NASA's current planning for human Mars missions targets the late 2030s to 2040s, and the agency's approach may incorporate Starship as a cargo vehicle even if the crewed mission uses a different architecture.
The Challenges That Remain
Starship's Mars ambitions still face major unresolved challenges:
Heat shield reliability. Starship's heat shield, composed of thousands of hexagonal ceramic tiles, must survive both Earth reentry (at roughly 7.8 km/s) and Mars entry (at 6 to 7 km/s). The tiles have shown vulnerability to damage during test flights, and achieving airline-like reliability will require extensive iteration.

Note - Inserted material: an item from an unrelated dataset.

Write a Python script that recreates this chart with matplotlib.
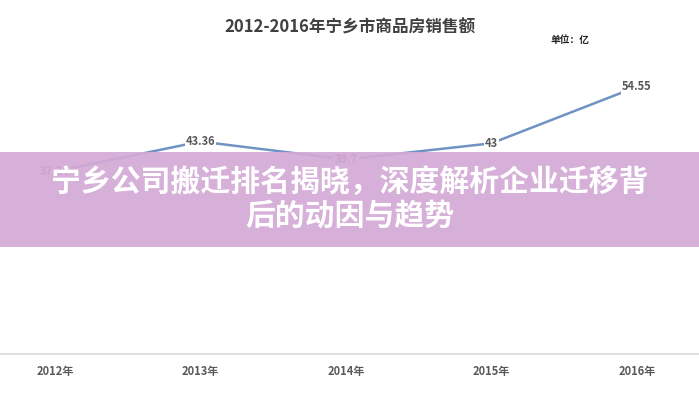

Landing on Mars. Mars's thin atmosphere provides some aerodynamic braking but not enough for a vehicle of Starship's mass. The final landing sequence requires precise propulsive control. Starship has never landed on Mars, and the 4-to-24-minute communication delay means the landing must be fully autonomous.
Long-duration life support. A 6-to-9-month transit with a crew requires reliable closed-loop life support systems that SpaceX has not yet demonstrated. This is a domain where NASA has decades of ISS experience that will be essential.
ISRU at scale. Manufacturing hundreds of tons of propellant on Mars requires industrial-scale chemical processing, reliable power (megawatts, not kilowatts), and water extraction infrastructure. No one has demonstrated ISRU at anything approaching this scale.
Despite these challenges, Starship represents the most credible near-term path to Mars. No other vehicle in development -- not NASA's Space Launch System, not China's Long March 9, not any other concept on the drawing board -- combines the payload capacity, reusability, and Mars-specific design features that Starship offers.
The vehicle is real. It is flying. And with every test flight, the gap between aspiration and reality narrows.
Mars is the destination. Starship is the ship. The only question left is when.